Aim of the task: Give back the full listing, character for character, with no pictures.

** Start **

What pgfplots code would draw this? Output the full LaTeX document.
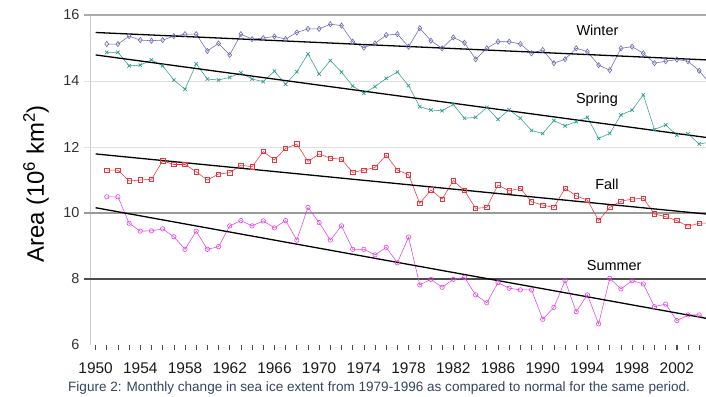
\documentclass[border=0pt]{standalone}
\usepackage{fontspec}
\setmainfont{Liberation Sans}
\usepackage{pgfplots}
\pgfplotsset{compat=1.18}

\definecolor{winter}{HTML}{6868B4}
\definecolor{spring}{HTML}{2E9E94}
\definecolor{fall}{HTML}{E8363C}
\definecolor{summer}{HTML}{E042E0}
\definecolor{captiontext}{HTML}{34445E}

% seasonal sea ice area, 10^6 km^2
\pgfplotstableread{
year winter spring fall summer
1951 15.12 14.87 11.30 10.49
1952 15.12 14.87 11.30 10.49
1953 15.36 14.46 10.97 9.69
1954 15.24 14.48 11.00 9.45
1955 15.22 14.64 11.02 9.46
1956 15.24 14.46 11.58 9.52
1957 15.36 14.03 11.47 9.28
1958 15.42 13.75 11.47 8.90
1959 15.42 14.52 11.25 9.45
1960 14.91 14.06 11.00 8.90
1961 15.14 14.03 11.18 8.98
1962 14.79 14.11 11.22 9.61
1963 15.42 14.25 11.45 9.77
1964 15.27 14.06 11.40 9.61
1965 15.30 13.98 11.86 9.76
1966 15.35 14.30 11.61 9.55
1967 15.27 13.90 11.96 9.77
1968 15.47 14.28 12.09 9.18
1969 15.58 14.82 11.56 10.17
1970 15.58 14.21 11.79 9.71
1971 15.72 14.62 11.66 9.18
1972 15.68 14.27 11.63 9.61
1973 15.19 13.85 11.23 8.90
1974 15.01 13.63 11.30 8.90
1975 15.14 13.83 11.38 8.73
1976 15.39 14.08 11.75 8.96
1977 15.42 14.27 11.30 8.49
1978 15.04 13.86 11.16 9.27
1979 15.60 13.22 10.29 7.82
1980 15.22 13.12 10.70 7.99
1981 14.99 13.10 10.42 7.75
1982 15.32 13.29 10.98 7.99
1983 15.16 12.87 10.68 8.05
1984 14.66 12.90 10.14 7.52
1985 14.99 13.20 10.17 7.28
1986 15.19 12.84 10.85 7.89
1987 15.19 13.13 10.67 7.72
1988 15.12 12.87 10.75 7.67
1989 14.84 12.50 10.34 7.67
1990 14.94 12.41 10.24 6.78
1991 14.54 12.80 10.17 7.14
1992 14.66 12.64 10.75 7.95
1993 14.99 12.77 10.52 7.01
1994 14.89 12.90 10.39 7.52
1995 14.48 12.26 9.77 6.64
1996 14.33 12.41 10.17 8.02
1997 14.99 12.97 10.36 7.70
1998 15.04 13.12 10.42 7.95
1999 14.84 13.58 10.45 7.85
2000 14.54 12.53 9.97 7.16
2001 14.60 12.67 9.89 7.24
2002 14.65 12.36 9.77 6.74
2003 14.60 12.40 9.60 6.91
2004 14.31 12.09 9.69 6.91
2005 13.90 12.15 9.70 6.70
}\icedata

\begin{document}
\begin{tikzpicture}[x=1bp,y=1bp]
\useasboundingbox (0,0) rectangle (706,396);
\begin{axis}[
  at={(90bp,51bp)}, anchor=south west,
  scale only axis, width=616bp, height=330bp,
  xmin=1949.5, xmax=2004.61, ymin=6, ymax=16,
  clip=false,
  axis x line*=bottom, axis y line*=left,
  x axis line style={draw=none},
  y axis line style={draw=black!20, line width=0.8bp},
  xtick={1950,1954,...,2002},
  minor xtick={1951,...,2004},
  xtick align=outside,
  major tick length=5bp, minor tick length=5bp,
  xtick style={draw=black!70, line width=0.6bp},
  minor x tick style={draw=black!70, line width=0.6bp},
  ytick={6,8,...,16},
  ytick style={draw=none},
  xticklabel style={font=\fontsize{15.5}{17}\selectfont, text=black!90, yshift=-9bp},
  yticklabel style={font=\fontsize{14.5}{16}\selectfont, text=black!80, xshift=-7bp},
  /pgf/number format/.cd, assume math mode=true, set thousands separator={},
]
% horizontal reference lines
\addplot[black!33, line width=1.6bp] coordinates {(1949.0,16) (2004.61,16)};
\addplot[black!12, line width=0.8bp] coordinates {(1949.0,14) (2004.61,14)};
\addplot[black!12, line width=0.8bp] coordinates {(1949.0,12) (2004.61,12)};
\addplot[black!40, line width=1.6bp] coordinates {(1949.0,10) (2004.61,10)};
\addplot[black!70, line width=1.2bp] coordinates {(1949.0,8) (2004.61,8)};

% seasonal series
\addplot[winter, line width=0.55bp, mark=diamond, mark size=2.6bp, mark options={solid, line width=0.6bp}]
  table[x=year, y=winter] {\icedata};
\addplot[spring, line width=0.55bp, mark=x, mark size=2.4bp, mark options={solid, line width=0.7bp}]
  table[x=year, y=spring] {\icedata};
\addplot[fall, line width=0.55bp, mark=square, mark size=2.2bp, mark options={solid, line width=0.7bp}]
  table[x=year, y=fall] {\icedata};
\addplot[summer, line width=0.55bp, mark=o, mark size=2.2bp, mark options={solid, line width=0.6bp}]
  table[x=year, y=summer] {\icedata};

% linear trends
\addplot[black, line width=1.3bp] coordinates {(1950,15.47) (2004.61,14.64)};
\addplot[black, line width=1.3bp] coordinates {(1950,14.79) (2004.61,12.29)};
\addplot[black, line width=1.3bp] coordinates {(1950,11.79) (2004.61,9.97)};
\addplot[black, line width=1.3bp] coordinates {(1950,10.16) (2004.61,6.81)};

% season names
\node[font=\fontsize{14.5}{16}\selectfont] at (axis cs:1994.9,15.55) {Winter};
\node[font=\fontsize{14.5}{16}\selectfont] at (axis cs:1994.85,13.42) {Spring};
\node[font=\fontsize{14.5}{16}\selectfont] at (axis cs:1995.75,10.88) {Fall};
\node[font=\fontsize{14.5}{16}\selectfont] at (axis cs:1996.4,8.42) {Summer};
\end{axis}

\node[rotate=90, font=\fontsize{24}{26}\selectfont] at (36,212)
  {Area (10\textsuperscript{6} km\textsuperscript{2})};
\node[anchor=base west, inner sep=0, font=\fontsize{13.6}{15}\selectfont, text=captiontext]
  at (68,5) {Figure 2: Monthly change in sea ice extent from 1979-1996 as compared to normal for the same period.};
\end{tikzpicture}
\end{document}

** End **

Task solution:
What pgfplots code would draw this? Output the full LaTeX document.
\documentclass[border=0pt]{standalone}
\usepackage{fontspec}
\setmainfont{Liberation Sans}
\usepackage{pgfplots}
\pgfplotsset{compat=1.18}

\definecolor{winter}{HTML}{6868B4}
\definecolor{spring}{HTML}{2E9E94}
\definecolor{fall}{HTML}{E8363C}
\definecolor{summer}{HTML}{E042E0}
\definecolor{captiontext}{HTML}{34445E}

% seasonal sea ice area, 10^6 km^2
\pgfplotstableread{
year winter spring fall summer
1951 15.12 14.87 11.30 10.49
1952 15.12 14.87 11.30 10.49
1953 15.36 14.46 10.97 9.69
1954 15.24 14.48 11.00 9.45
1955 15.22 14.64 11.02 9.46
1956 15.24 14.46 11.58 9.52
1957 15.36 14.03 11.47 9.28
1958 15.42 13.75 11.47 8.90
1959 15.42 14.52 11.25 9.45
1960 14.91 14.06 11.00 8.90
1961 15.14 14.03 11.18 8.98
1962 14.79 14.11 11.22 9.61
1963 15.42 14.25 11.45 9.77
1964 15.27 14.06 11.40 9.61
1965 15.30 13.98 11.86 9.76
1966 15.35 14.30 11.61 9.55
1967 15.27 13.90 11.96 9.77
1968 15.47 14.28 12.09 9.18
1969 15.58 14.82 11.56 10.17
1970 15.58 14.21 11.79 9.71
1971 15.72 14.62 11.66 9.18
1972 15.68 14.27 11.63 9.61
1973 15.19 13.85 11.23 8.90
1974 15.01 13.63 11.30 8.90
1975 15.14 13.83 11.38 8.73
1976 15.39 14.08 11.75 8.96
1977 15.42 14.27 11.30 8.49
1978 15.04 13.86 11.16 9.27
1979 15.60 13.22 10.29 7.82
1980 15.22 13.12 10.70 7.99
1981 14.99 13.10 10.42 7.75
1982 15.32 13.29 10.98 7.99
1983 15.16 12.87 10.68 8.05
1984 14.66 12.90 10.14 7.52
1985 14.99 13.20 10.17 7.28
1986 15.19 12.84 10.85 7.89
1987 15.19 13.13 10.67 7.72
1988 15.12 12.87 10.75 7.67
1989 14.84 12.50 10.34 7.67
1990 14.94 12.41 10.24 6.78
1991 14.54 12.80 10.17 7.14
1992 14.66 12.64 10.75 7.95
1993 14.99 12.77 10.52 7.01
1994 14.89 12.90 10.39 7.52
1995 14.48 12.26 9.77 6.64
1996 14.33 12.41 10.17 8.02
1997 14.99 12.97 10.36 7.70
1998 15.04 13.12 10.42 7.95
1999 14.84 13.58 10.45 7.85
2000 14.54 12.53 9.97 7.16
2001 14.60 12.67 9.89 7.24
2002 14.65 12.36 9.77 6.74
2003 14.60 12.40 9.60 6.91
2004 14.31 12.09 9.69 6.91
2005 13.90 12.15 9.70 6.70
}\icedata

\begin{document}
\begin{tikzpicture}[x=1bp,y=1bp]
\useasboundingbox (0,0) rectangle (706,396);
\begin{axis}[
  at={(90bp,51bp)}, anchor=south west,
  scale only axis, width=616bp, height=330bp,
  xmin=1949.5, xmax=2004.61, ymin=6, ymax=16,
  clip=false,
  axis x line*=bottom, axis y line*=left,
  x axis line style={draw=none},
  y axis line style={draw=black!20, line width=0.8bp},
  xtick={1950,1954,...,2002},
  minor xtick={1951,...,2004},
  xtick align=outside,
  major tick length=5bp, minor tick length=5bp,
  xtick style={draw=black!70, line width=0.6bp},
  minor x tick style={draw=black!70, line width=0.6bp},
  ytick={6,8,...,16},
  ytick style={draw=none},
  xticklabel style={font=\fontsize{15.5}{17}\selectfont, text=black!90, yshift=-9bp},
  yticklabel style={font=\fontsize{14.5}{16}\selectfont, text=black!80, xshift=-7bp},
  /pgf/number format/.cd, assume math mode=true, set thousands separator={},
]
% horizontal reference lines
\addplot[black!33, line width=1.6bp] coordinates {(1949.0,16) (2004.61,16)};
\addplot[black!12, line width=0.8bp] coordinates {(1949.0,14) (2004.61,14)};
\addplot[black!12, line width=0.8bp] coordinates {(1949.0,12) (2004.61,12)};
\addplot[black!40, line width=1.6bp] coordinates {(1949.0,10) (2004.61,10)};
\addplot[black!70, line width=1.2bp] coordinates {(1949.0,8) (2004.61,8)};

% seasonal series
\addplot[winter, line width=0.55bp, mark=diamond, mark size=2.6bp, mark options={solid, line width=0.6bp}]
  table[x=year, y=winter] {\icedata};
\addplot[spring, line width=0.55bp, mark=x, mark size=2.4bp, mark options={solid, line width=0.7bp}]
  table[x=year, y=spring] {\icedata};
\addplot[fall, line width=0.55bp, mark=square, mark size=2.2bp, mark options={solid, line width=0.7bp}]
  table[x=year, y=fall] {\icedata};
\addplot[summer, line width=0.55bp, mark=o, mark size=2.2bp, mark options={solid, line width=0.6bp}]
  table[x=year, y=summer] {\icedata};

% linear trends
\addplot[black, line width=1.3bp] coordinates {(1950,15.47) (2004.61,14.64)};
\addplot[black, line width=1.3bp] coordinates {(1950,14.79) (2004.61,12.29)};
\addplot[black, line width=1.3bp] coordinates {(1950,11.79) (2004.61,9.97)};
\addplot[black, line width=1.3bp] coordinates {(1950,10.16) (2004.61,6.81)};

% season names
\node[font=\fontsize{14.5}{16}\selectfont] at (axis cs:1994.9,15.55) {Winter};
\node[font=\fontsize{14.5}{16}\selectfont] at (axis cs:1994.85,13.42) {Spring};
\node[font=\fontsize{14.5}{16}\selectfont] at (axis cs:1995.75,10.88) {Fall};
\node[font=\fontsize{14.5}{16}\selectfont] at (axis cs:1996.4,8.42) {Summer};
\end{axis}

\node[rotate=90, font=\fontsize{24}{26}\selectfont] at (36,212)
  {Area (10\textsuperscript{6} km\textsuperscript{2})};
\node[anchor=base west, inner sep=0, font=\fontsize{13.6}{15}\selectfont, text=captiontext]
  at (68,5) {Figure 2: Monthly change in sea ice extent from 1979-1996 as compared to normal for the same period.};
\end{tikzpicture}
\end{document}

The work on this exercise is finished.